* **WHAT IS ASKED**:
Only the lines from the start of the data below through the line that contains "const porosity = [0.062, 0.178, 0.428, 0.581, 0.645, 0.714];" are to be copied, exactly and without pictures.

* **DATA LINES**:
==========

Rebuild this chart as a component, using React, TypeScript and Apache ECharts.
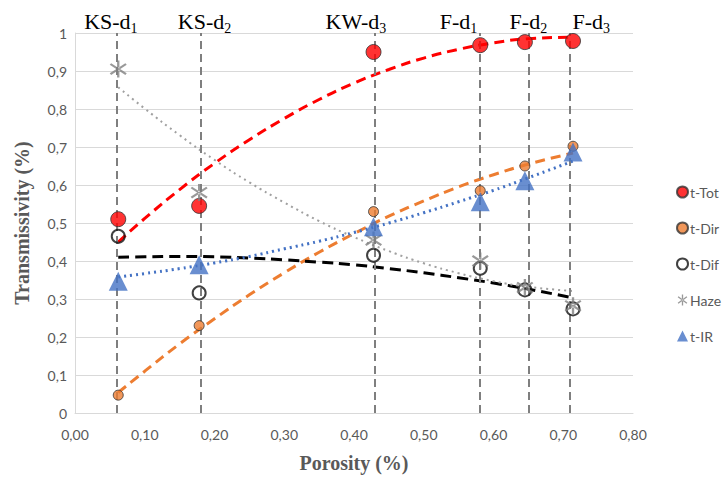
import React, { useEffect, useRef } from "react";
import * as echarts from "echarts";

// Samples
const labelMain = ["KS-d", "KS-d", "KW-d", "F-d", "F-d", "F-d"];
const labelSub = ["1", "2", "3", "1", "2", "3"];
const porosity = [0.062, 0.178, 0.428, 0.581, 0.645, 0.714];

// Measured values
const tTot = [0.51, 0.545, 0.95, 0.968, 0.976, 0.979];
const tDir = [0.047, 0.23, 0.53, 0.585, 0.65, 0.702];
const tDif = [0.465, 0.316, 0.415, 0.381, 0.324, 0.274];
const haze = [0.905, 0.58, 0.455, 0.4, 0.33, 0.282];
const tIR = [0.347, 0.39, 0.49, 0.556, 0.611, 0.687];

// Trend lines
const trendX = [0.062, 0.1, 0.15, 0.2, 0.25, 0.3, 0.35, 0.4, 0.45, 0.5, 0.55, 0.6, 0.65, 0.714];
const trendTot = [0.45, 0.512, 0.588, 0.657, 0.719, 0.775, 0.825, 0.868, 0.904, 0.934, 0.957, 0.974, 0.985, 0.989];
const trendDir = [0.054, 0.11, 0.182, 0.248, 0.311, 0.369, 0.423, 0.472, 0.518, 0.558, 0.595, 0.627, 0.655, 0.684];
const trendDif = [0.41, 0.411, 0.412, 0.411, 0.408, 0.403, 0.397, 0.39, 0.38, 0.369, 0.356, 0.342, 0.326, 0.303];
const trendHaze = [0.857, 0.801, 0.731, 0.666, 0.607, 0.554, 0.505, 0.463, 0.426, 0.394, 0.368, 0.347, 0.332, 0.321];
const trendIR = [0.358, 0.367, 0.38, 0.395, 0.412, 0.432, 0.452, 0.475, 0.5, 0.527, 0.556, 0.586, 0.619, 0.663];

// Axis ticks
const xMin = 0;
const xMax = 0.8;
const xStep = 0.1;
const yMin = 0;
const yMax = 1;
const yStep = 0.1;

const labelOffsets = [-6, 4, -19, -21, 0, 21];

const pair = (xs: number[], ys: number[]) => xs.map((x, i) => [x, ys[i]]);

const asterisk =
  "path://M44,0L56,0L56,100L44,100Z M6.4,25L86.4,85L93.6,75L13.6,15Z M13.6,85L93.6,25L86.4,15L6.4,75Z";

const FONT = "Lato";
const GREY = "#595959";

export default function App() {
  const ref = useRef<HTMLDivElement>(null);
  useEffect(() => {
    if (!ref.current) return;
    const chart = echarts.init(ref.current, undefined, { renderer: "svg" });
    const trend = (name: string, ys: number[], color: string, type: any, width: number) => ({
      name,
      type: "line",
      data: pair(trendX, ys),
      smooth: true,
      symbol: "none",
      silent: true,
      lineStyle: { color, type, width },
      z: 3,
    });
    chart.setOption({
      animation: false,
      grid: { left: 75, right: 94, top: 33, bottom: 62 },
      legend: {
        orient: "vertical",
        left: 671,
        top: 180,
        padding: 5,
        itemWidth: 11,
        itemHeight: 11,
        itemGap: 22,
        data: ["t-Tot", "t-Dir", "t-Dif", "Haze", "t-IR"],
        textStyle: { color: GREY, fontFamily: FONT, fontSize: 14, padding: [0, 0, 0, -3] },
      },
      xAxis: {
        type: "value",
        min: xMin,
        max: xMax,
        interval: xStep,
        name: "Porosity (%)",
        nameLocation: "middle",
        nameGap: 40,
        nameTextStyle: { color: GREY, fontFamily: "Liberation Serif", fontWeight: "bold", fontSize: 20 },
        axisLine: { lineStyle: { color: "#d9d9d9" } },
        axisTick: { show: false },
        splitLine: { show: false },
        axisLabel: {
          color: GREY,
          fontFamily: FONT,
          fontSize: 14,
          margin: 14,
          formatter: (v: number) => v.toFixed(2).replace(".", ","),
        },
      },
      yAxis: {
        type: "value",
        min: yMin,
        max: yMax,
        interval: yStep,
        name: "Transmissivity (%)",
        nameLocation: "middle",
        nameGap: 43,
        nameTextStyle: { color: GREY, fontFamily: "Liberation Serif", fontWeight: "bold", fontSize: 20 },
        axisLine: { show: true, lineStyle: { color: "#d9d9d9" } },
        axisTick: { show: false },
        splitLine: { lineStyle: { color: "#d9d9d9" } },
        axisLabel: {
          color: GREY,
          fontFamily: FONT,
          fontSize: 14,
          margin: 8,
          formatter: (v: number) =>
            v === 0 ? "0" : v === 1 ? "1" : v.toFixed(1).replace(".", ","),
        },
      },
      series: [
        {
          name: "samples",
          type: "line",
          data: [],
          silent: true,
          z: 1,
          markLine: {
            silent: true,
            symbol: ["none", "none"],
            animation: false,
            lineStyle: { color: "#7f7f7f", type: [8, 5], width: 2 },
            label: {
              position: "end",
              distance: 1,
              color: "#000",
              rich: {
                m: { fontFamily: "Liberation Serif", fontSize: 22, color: "#000" },
                s: { fontFamily: "Liberation Serif", fontSize: 14, color: "#000", verticalAlign: "bottom", padding: [0, 0, -3, 0] },
              },
            },
            data: porosity.map((x, i) => ({
              xAxis: x,
              label: {
                formatter: `{m|${labelMain[i]}}{s|${labelSub[i]}}`,
                offset: [labelOffsets[i], 0],
              },
            })),
          },
        },
        trend("trendTot", trendTot, "#ff0000", [10, 6], 3),
        trend("trendDir", trendDir, "#ed7d31", [10, 6], 3),
        trend("trendDif", trendDif, "#000000", [11, 6], 3),
        trend("trendHaze", trendHaze, "#a0a0a0", [2, 4], 2),
        trend("trendIR", trendIR, "#4472c4", [2, 4], 3),
        {
          name: "t-Tot",
          type: "scatter",
          data: pair(porosity, tTot),
          symbol: "circle",
          symbolSize: 15,
          itemStyle: { color: "#ff0000", borderColor: "#333", borderWidth: 1 },
          z: 5,
        },
        {
          name: "t-Dir",
          type: "scatter",
          data: pair(porosity, tDir),
          symbol: "circle",
          symbolSize: 10,
          itemStyle: { color: "#ed7d31", borderColor: "#333", borderWidth: 1 },
          z: 5,
        },
        {
          name: "t-Dif",
          type: "scatter",
          data: pair(porosity, tDif),
          symbol: "circle",
          symbolSize: 13,
          itemStyle: { color: "rgba(255,255,255,0)", borderColor: "#111", borderWidth: 2 },
          z: 5,
        },
        {
          name: "Haze",
          type: "scatter",
          data: pair(porosity, haze),
          symbol: asterisk,
          symbolSize: 17,
          itemStyle: { color: "#808080" },
          z: 5,
        },
        {
          name: "t-IR",
          type: "scatter",
          data: pair(porosity, tIR),
          symbol: "triangle",
          symbolSize: 19,
          itemStyle: { color: "#4472c4" },
          z: 5,
        },
      ],
    });
    return () => chart.dispose();
  }, []);
  return (
    <div
      ref={ref}
      style={{ position: "fixed", left: 0, top: 0, width: 727, height: 478, background: "#fff" }}
    />
  );
}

==========

* **RESULT OF THE EXERCISE**:
Rebuild this chart as a component, using React, TypeScript and Apache ECharts.
import React, { useEffect, useRef } from "react";
import * as echarts from "echarts";

// Samples
const labelMain = ["KS-d", "KS-d", "KW-d", "F-d", "F-d", "F-d"];
const labelSub = ["1", "2", "3", "1", "2", "3"];
const porosity = [0.062, 0.178, 0.428, 0.581, 0.645, 0.714];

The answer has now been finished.